Step 2: Checking Correlation Between Temperature and Runtime
I wanted to see how well temperature predicts furnace runtime, so I calculated correlation coefficients:
cor_daily <- cor(df$average_temp_for_the_day, df$furnace_total_time, use = "complete.obs")
cor_2day <- cor(df$x2_day_average_rounded, df$furnace_total_time, use = "complete.obs")
print(paste("Correlation (Daily Avg Temp vs Furnace Runtime):", round(cor_daily, 2)))
print(paste("Correlation (2-day Rolling Avg Temp vs Furnace Runtime):", round(cor_2day, 2)))
The result? The 2-day rolling average temperature had a stronger correlation with furnace runtime than the daily average temperature, confirming that my home’s heat retention plays a role.
Step 3: Visualizing the Relationship
Now, time to plot the relationship between temperature and runtime. First, with the daily average temperature:
p1 <- ggplot(df, aes(x = average_temp_for_the_day, y = furnace_total_time)) +
geom_point(alpha = 0.6) +
geom_smooth(method = "lm", se = FALSE, color = "blue") +
labs(title = paste("Daily Avg Temp vs Furnace Runtime\nCorrelation:", round(cor_daily, 2)),
x = "Daily Avg Temp (°F)",
y = "Furnace Runtime (hours)") +
theme_minimal()
p1
Then, with the 2-day rolling average temperature:
p2 <- ggplot(df, aes(x = x2_day_average_rounded, y = furnace_total_time)) +
geom_point(alpha = 0.6) +
geom_smooth(method = "lm", se = FALSE, color = "blue") +
labs(title = paste("2-day Rolling Avg Temp vs Furnace Runtime\nCorrelation:", round(cor_2day, 2)),
x = "2-day Rolling Avg Temp (°F)",
y = "Furnace Runtime (hours)") +
theme_minimal()
p2
Step 4: Testing for Exponential Energy Use
The next question: does furnace runtime increase exponentially as temperatures drop? I ran both a linear model and an exponential model:
fit_exp <- lm(log(furnace_total_time) ~ x2_day_average_rounded, data = df)

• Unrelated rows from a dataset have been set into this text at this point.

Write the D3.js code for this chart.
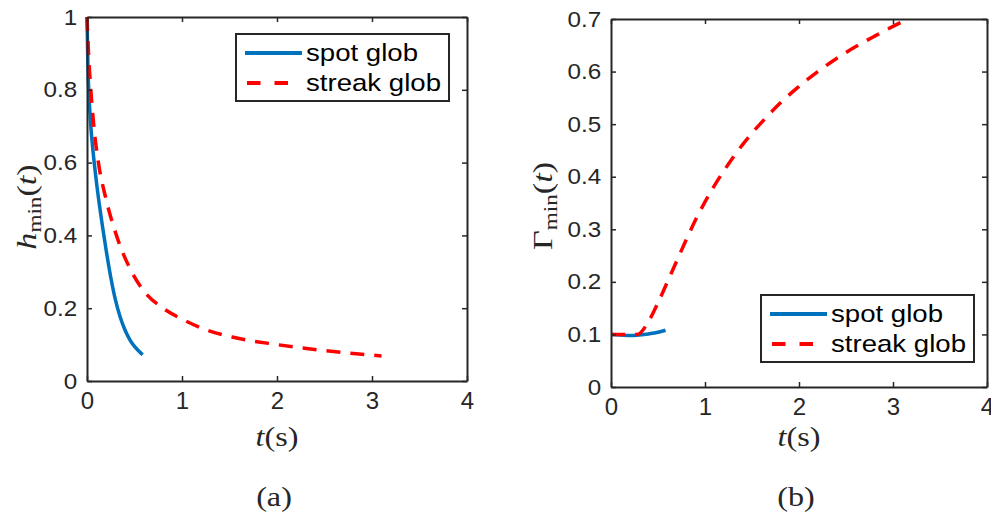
<!DOCTYPE html>
<html>
<head>
<meta charset="utf-8">
<script src="https://cdn.jsdelivr.net/npm/d3@7"></script>
<style>
  body { margin: 0; background: #fff; }
  svg { display: block; }
</style>
</head>
<body>
<div id="chart"></div>
<script>
// values
const tTicks = [0, 1, 2, 3, 4];
const tTickLabels = ["0", "1", "2", "3", "4"];
const hTicks = [0, 0.2, 0.4, 0.6, 0.8, 1];
const hTickLabels = ["0", "0.2", "0.4", "0.6", "0.8", "1"];
const gTicks = [0, 0.1, 0.2, 0.3, 0.4, 0.5, 0.6, 0.7];
const gTickLabels = ["0", "0.1", "0.2", "0.3", "0.4", "0.5", "0.6", "0.7"];
const seriesNames = ["spot glob", "streak glob"];

// panel (a): h_min(t)
const hSpot = [[0, 1], [0.01, 0.86], [0.02, 0.79], [0.04, 0.7], [0.06, 0.64], [0.08, 0.59],
  [0.1, 0.545], [0.13, 0.485], [0.16, 0.43], [0.2, 0.362], [0.25, 0.285], [0.3, 0.222],
  [0.35, 0.175], [0.4, 0.14], [0.45, 0.114], [0.5, 0.095], [0.55, 0.081], [0.586, 0.072]];
const hStreak = [[0, 1], [0.02, 0.88], [0.04, 0.8], [0.08, 0.68], [0.12, 0.6], [0.2, 0.5],
  [0.31, 0.4], [0.47, 0.3], [0.59, 0.25], [0.8, 0.2], [1.0, 0.17], [1.26, 0.14],
  [1.54, 0.12], [2.0, 0.1], [2.45, 0.085], [3.1, 0.069]];

// panel (b): Gamma_min(t)
const gSpot = [[0, 0.1], [0.1, 0.099], [0.2, 0.098], [0.3, 0.099], [0.4, 0.101],
  [0.5, 0.104], [0.58, 0.108]];
const gStreak = [[0, 0.1], [0.15, 0.1], [0.28, 0.1], [0.4, 0.125], [0.5, 0.16],
  [0.6, 0.2], [0.7, 0.24], [0.8, 0.28], [0.9, 0.318], [1.0, 0.352], [1.1, 0.383],
  [1.2, 0.411], [1.3, 0.437], [1.4, 0.461], [1.5, 0.483], [1.6, 0.503], [1.8, 0.54],
  [2.0, 0.572], [2.2, 0.6], [2.4, 0.625], [2.6, 0.647], [2.8, 0.667], [3.0, 0.686],
  [3.1, 0.695]];

const blue = "#0072BD";
const red = "#FF0000";
const ink = "#262626";
const sans = "'Liberation Sans', Arial, Helvetica, sans-serif";
const serif = "'Liberation Serif', 'Times New Roman', serif";

const svg = d3.select("#chart")
  .append("svg")
  .attr("width", 991)
  .attr("height", 514);

function drawPanel(p) {
  const x = d3.scaleLinear().domain([0, 4]).range([p.left, p.right]);
  const y = d3.scaleLinear().domain(p.yDomain).range([p.bottom, p.top]);

  const line = d3.line()
    .x(d => x(d[0]))
    .y(d => y(d[1]))
    .curve(d3.curveMonotoneX);

  // curves first, box and ticks above
  svg.append("path")
    .datum(p.spot)
    .attr("fill", "none")
    .attr("stroke", blue)
    .attr("stroke-width", 3.5)
    .attr("d", line);

  svg.append("path")
    .datum(p.streak)
    .attr("fill", "none")
    .attr("stroke", red)
    .attr("stroke-width", 3.5)
    .attr("stroke-dasharray", "14,10")
    .attr("d", line);

  // bottom axis with labels
  const gx = svg.append("g")
    .attr("transform", `translate(0,${p.bottom})`)
    .call(d3.axisBottom(x).tickValues(tTicks).tickFormat((d, i) => tTickLabels[i])
      .tickSizeInner(-5).tickSizeOuter(0).tickPadding(11));
  gx.selectAll("text").attr("font-size", 24).attr("font-family", sans);

  svg.append("g")
    .attr("transform", `translate(0,${p.top})`)
    .call(d3.axisTop(x).tickValues(tTicks).tickFormat("")
      .tickSizeInner(-5).tickSizeOuter(0));

  const gy = svg.append("g")
    .attr("transform", `translate(${p.left},0)`)
    .call(d3.axisLeft(y).tickValues(p.yTicks).tickFormat((d, i) => p.yTickLabels[i])
      .tickSizeInner(-5).tickSizeOuter(0).tickPadding(9));
  gy.selectAll("text")
    .attr("font-size", 22)
    .attr("font-family", sans)
    .attr("transform", "scale(1.1,1)");

  svg.append("g")
    .attr("transform", `translate(${p.right},0)`)
    .call(d3.axisRight(y).tickValues(p.yTicks).tickFormat("")
      .tickSizeInner(-5).tickSizeOuter(0));

  svg.selectAll("g").style("color", ink);
  svg.selectAll(".domain").attr("stroke-width", 2);
  svg.selectAll(".tick line").attr("stroke-width", 1.5);

  // legend
  const lg = svg.append("g").attr("transform", `translate(${p.legX},${p.legY})`);
  lg.append("rect")
    .attr("width", 213)
    .attr("height", 67)
    .attr("fill", "#fff")
    .attr("stroke", ink)
    .attr("stroke-width", 2);
  const rows = [
    { name: seriesNames[0], color: blue, dash: null, y: 19 },
    { name: seriesNames[1], color: red, dash: "13.5,14", y: 49 }
  ];
  rows.forEach(r => {
    lg.append("line")
      .attr("x1", r.dash ? 11 : 9)
      .attr("x2", r.dash ? 53 : 66)
      .attr("y1", r.y)
      .attr("y2", r.y)
      .attr("stroke", r.color)
      .attr("stroke-width", 4)
      .attr("stroke-dasharray", r.dash);
    lg.append("g")
      .attr("transform", `translate(70,${r.y + 7.5}) scale(1.15,1)`)
      .append("text")
      .attr("font-family", sans)
      .attr("font-size", 24)
      .attr("fill", "#000")
      .text(r.name);
  });

  // y label (rotated, LaTeX-like)
  const yl = svg.append("g")
    .attr("transform", `translate(${p.yLabX},${p.yLabY}) rotate(-90) scale(1.22,1)`)
    .append("text")
    .attr("text-anchor", "middle")
    .attr("font-family", serif)
    .attr("font-size", 28)
    .attr("fill", ink);
  yl.append("tspan").attr("font-style", p.symItalic ? "italic" : "normal").text(p.sym);
  yl.append("tspan").attr("font-size", 19).attr("dy", 5).text("min");
  yl.append("tspan").attr("dy", -5).text("(");
  yl.append("tspan").attr("font-style", "italic").text("t");
  yl.append("tspan").text(")");

  // x label
  const cx = (p.left + p.right) / 2;
  const xl = svg.append("g")
    .attr("transform", `translate(${cx},446) scale(1.15,1)`)
    .append("text")
    .attr("text-anchor", "middle")
    .attr("font-family", serif)
    .attr("font-size", 28)
    .attr("fill", ink);
  xl.append("tspan").attr("font-style", "italic").text("t");
  xl.append("tspan").text("(s)");

  // panel caption
  svg.append("g")
    .attr("transform", `translate(${cx - 3},506) scale(1.15,1)`)
    .append("text")
    .attr("text-anchor", "middle")
    .attr("font-family", serif)
    .attr("font-size", 28)
    .attr("fill", ink)
    .text(p.caption);
}

drawPanel({
  left: 87, right: 467, top: 17, bottom: 381,
  yDomain: [0, 1], yTicks: hTicks, yTickLabels: hTickLabels,
  spot: hSpot, streak: hStreak,
  legX: 236, legY: 34,
  sym: "h", symItalic: true, yLabX: 36, yLabY: 207,
  caption: "(a)"
});

drawPanel({
  left: 611, right: 987, top: 19, bottom: 387,
  yDomain: [0, 0.7], yTicks: gTicks, yTickLabels: gTickLabels,
  spot: gSpot, streak: gStreak,
  legX: 761, legY: 295,
  sym: "Γ", symItalic: false, yLabX: 552, yLabY: 206,
  caption: "(b)"
});
</script>
</body>
</html>
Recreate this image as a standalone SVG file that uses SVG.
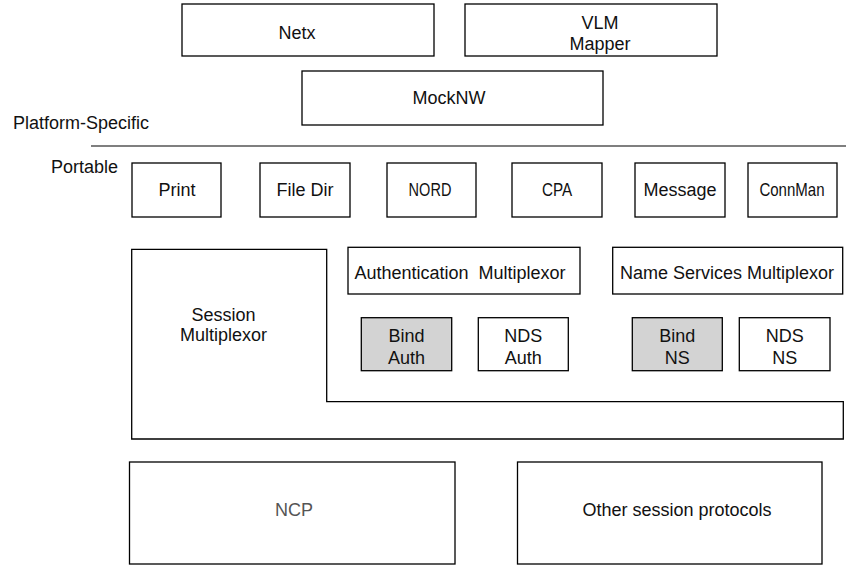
<svg xmlns="http://www.w3.org/2000/svg" width="846" height="565" viewBox="0 0 846 565">
<style>
  .box { fill: #ffffff; stroke: #000000; stroke-width: 1.3; }
  .grey { fill: #d3d3d3; stroke: #000000; stroke-width: 1.3; }
  text { font-family: "Liberation Sans", Arial, sans-serif; font-size: 18px; fill: #111111; }
  .c { text-anchor: middle; }
  .narrow { font-size: 17.5px; }
  .dim { fill: #555555; }
</style>
<rect width="846" height="565" fill="#ffffff"/>
<g id="netx"><rect class="box" x="182" y="4" width="252" height="52"/><text class="c" x="297" y="39">Netx</text></g>
<g id="vlm"><rect class="box" x="465" y="4" width="252" height="52"/><text class="c" x="600" y="29">VLM</text><text class="c" x="600" y="50">Mapper</text></g>
<g id="mocknw"><rect class="box" x="302" y="71" width="301" height="54"/><text class="c" x="449" y="104">MockNW</text></g>
<g id="layers">
  <text x="13" y="129">Platform-Specific</text>
  <line x1="91" y1="146" x2="846" y2="146" stroke="#555555" stroke-width="1.5"/>
  <text x="51" y="173">Portable</text>
</g>
<g id="print"><rect class="box" x="132" y="163" width="89" height="54"/><text class="c" x="177" y="196">Print</text></g>
<g id="filedir"><rect class="box" x="260" y="163" width="90" height="54"/><text class="c" x="305" y="196">File Dir</text></g>
<g id="nord"><rect class="box" x="387" y="163" width="89" height="54"/><text class="c narrow" x="430" y="196" transform="translate(430 0) scale(0.83 1) translate(-430 0)">NORD</text></g>
<g id="cpa"><rect class="box" x="512" y="163" width="90" height="54"/><text class="c narrow" x="557" y="196" transform="translate(557 0) scale(0.87 1) translate(-557 0)">CPA</text></g>
<g id="message"><rect class="box" x="635" y="163" width="90" height="54"/><text class="c" x="680" y="196">Message</text></g>
<g id="connman"><rect class="box" x="748" y="163" width="89" height="54"/><text class="c narrow" x="792" y="196" transform="translate(792 0) scale(0.86 1) translate(-792 0)">ConnMan</text></g>
<g id="session"><path class="box" d="M131.7 249.3 H326.7 V401.7 H843.3 V439 H131.7 Z"/><text class="c" x="223.5" y="320.5">Session</text><text class="c" x="223.5" y="340.5">Multiplexor</text></g>
<g id="authmux"><rect class="box" x="348" y="247.3" width="232" height="46.7"/><text class="c" x="460" y="279" xml:space="preserve">Authentication  Multiplexor</text></g>
<g id="nsmux"><rect class="box" x="612.7" y="247.3" width="230" height="46.7"/><text class="c" x="727" y="279">Name Services Multiplexor</text></g>
<g id="bindauth"><rect class="grey" x="361.3" y="317.7" width="90.4" height="53"/><text class="c" x="406.5" y="341.5">Bind</text><text class="c" x="406.5" y="363.5">Auth</text></g>
<g id="ndsauth"><rect class="box" x="478.3" y="317.7" width="90" height="53"/><text class="c" x="523.3" y="341.5">NDS</text><text class="c" x="523.3" y="363.5">Auth</text></g>
<g id="bindns"><rect class="grey" x="632.3" y="317.7" width="90" height="53"/><text class="c" x="677.3" y="341.5">Bind</text><text class="c" x="677.3" y="363.5">NS</text></g>
<g id="ndsns"><rect class="box" x="739.3" y="317.7" width="90.7" height="53"/><text class="c" x="784.7" y="341.5">NDS</text><text class="c" x="784.7" y="363.5">NS</text></g>
<g id="ncp"><rect class="box" x="129.5" y="462" width="325.5" height="102"/><text class="c dim" x="294" y="516">NCP</text></g>
<g id="other"><rect class="box" x="517.5" y="462" width="304.5" height="102"/><text class="c" x="677" y="516">Other session protocols</text></g>
<g id="connectors"></g>
</svg>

fit_lin <- lm(furnace_total_time ~ x2_day_average_rounded, data = df)
I then plotted both models to see how they compare:
df <- df %>%
mutate(pred_exp = exp(predict(fit_exp, .)),
pred_lin = predict(fit_lin, .))
p3 <- ggplot(df, aes(x = x2_day_average_rounded, y = furnace_total_time)) +
geom_point(alpha = 0.6) +
geom_line(aes(y = pred_lin), color = "blue", size = 1, linetype = "dashed") +
geom_line(aes(y = pred_exp), color = "red", size = 1) +
labs(title = "Furnace Runtime vs 2-day Rolling Avg Temp with Trendlines",
subtitle = "Blue Dashed: Linear Fit | Red: Exponential Fit",
x = "2-day Rolling Avg Temp (°F)",
y = "Furnace Runtime (hours)") +
theme_minimal()
p3
Step 5: Reviewing the Results
The final output summarized everything:
exp_summary <- capture.output(summary(fit_exp))
lin_summary <- capture.output(summary(fit_lin))
analysis_summary <- c(
"Analysis Summary:",
"-----------------",
paste("Correlation (Daily Avg Temp vs Furnace Runtime):", round(cor_daily, 2)),
paste("Correlation (2-day Rolling Avg Temp vs Furnace Runtime):", round(cor_2day, 2)),
"",
"Exponential Model Summary:",
exp_summary,
"",
"Linear Model Summary:",
lin_summary
)
cat(paste(analysis_summary, collapse = "\n"))
What I Learned (and What I’m Probably Getting Wrong)
- The 2-day rolling average temperature is a better predictor of furnace runtime than the daily average. This makes sense—my house holds heat, so one day’s temperature isn’t the full story.
- Furnace runtime doesn’t appear to increase exponentially as temperatures drop. That was unexpected! I expected a curve, but the data suggests a pretty steady linear relationship.
- I lean heavily on other people’s insights. There’s a good chance there are better ways to approach this analysis, and I’m always open to feedback.
This was a fun exercise, and it gave me real, data-backed insights into how my home uses energy. But the next big question remains: how would a heat pump perform under the same conditions?